En ese sentido, el recurso a la parodia exorbitante, burlona y hasta grotesca es decisivo para esta inversión del tiempo, a la vez que las referencias históricas, que aportan a esta pieza de ficción creativa un toque de investigación académica, se completan con un conjunto de notas históricas –concesivas (“a pesar de…”), impersonales (“se asume…”), condicionales (“uno pudiera…”)– y agradecimientos (“gracias al amigo musicólogo que me puso sobre la pista de Montezuma de Vivaldi”).

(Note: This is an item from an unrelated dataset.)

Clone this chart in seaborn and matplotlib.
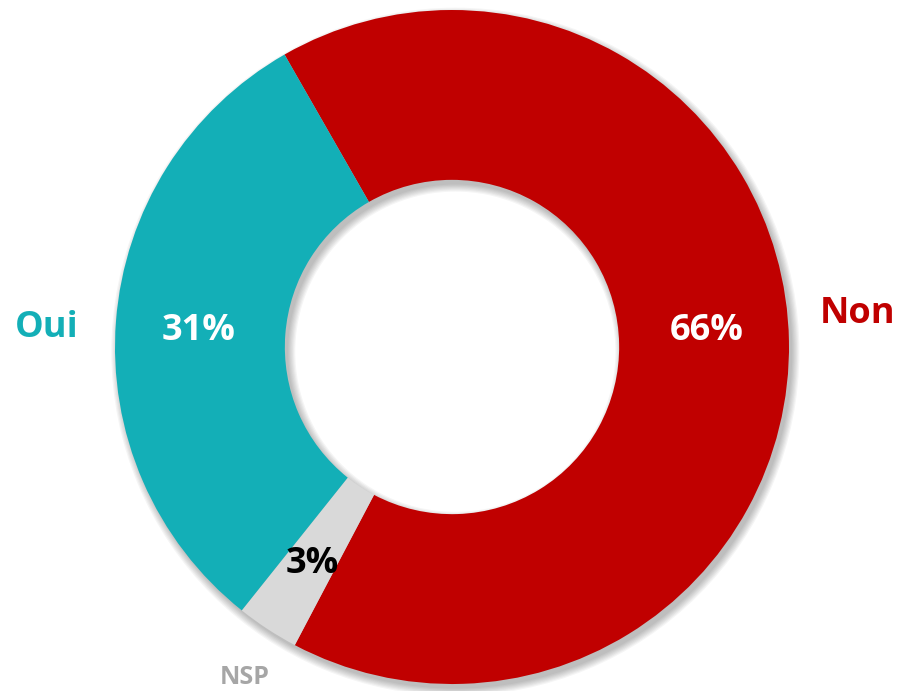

Esos gestos, por muy coquetos que puedan ser, tienen también su propia lógica. Preparan al lector para una experiencia de lectura diferente en que, en lugar de cambios de lugar que determinan el avance de una trama lineal que se desenvuelve desde una perspectiva fija, encontrará a un narrador que entra y sale de los episodios con calculada soltura y estableciendo conexiones no solo entre espacio físico (Veracruz, La Habana, Cuenca, Barcelona y Venecia), sino también entre lugares culturales (entre el México de los tiempos de la Conquista y el México del Virreinato, entre la época del concerto grosso y la del Dixieland Jazz, entre los tiempos de la carabela y los de la locomotora); una narrador que ofrece al lector la oportunidad de experimental sentido del tiempo complemente diferente, anacrónico sin surreal, cómica sin ser épico, discontinuo y homogéneo a la vez, a medida que hechos ficticios, escandalosos e íntimos, discretos y entrelazados, forman el basso continuo de lo que parece ser la fascinante ejecución de un suave divertimento, que en una noche de disipación y la tarde siguiente de resaca, se convierte en toda una ópera de cámara, concebida para exasperar al académico baquiano y estimular al amateur culto:

Prendido el frenético allegro de las setenta mujeres, que se sabían sus partes de memoria, de tanto haberlas ensayado, Antonio Vivaldi arremetió en la sinfonía con fabuloso ímpetu, en juego concertante, mientras Doménico Scarlatti –pues era él– se largó a hacer vertiginosas escalas en el clavicémbalo, en tanto que Jorge Federico Haendel se entregaba a deslumbrantes variaciones que atropellaban todas las normas del bajo continuo.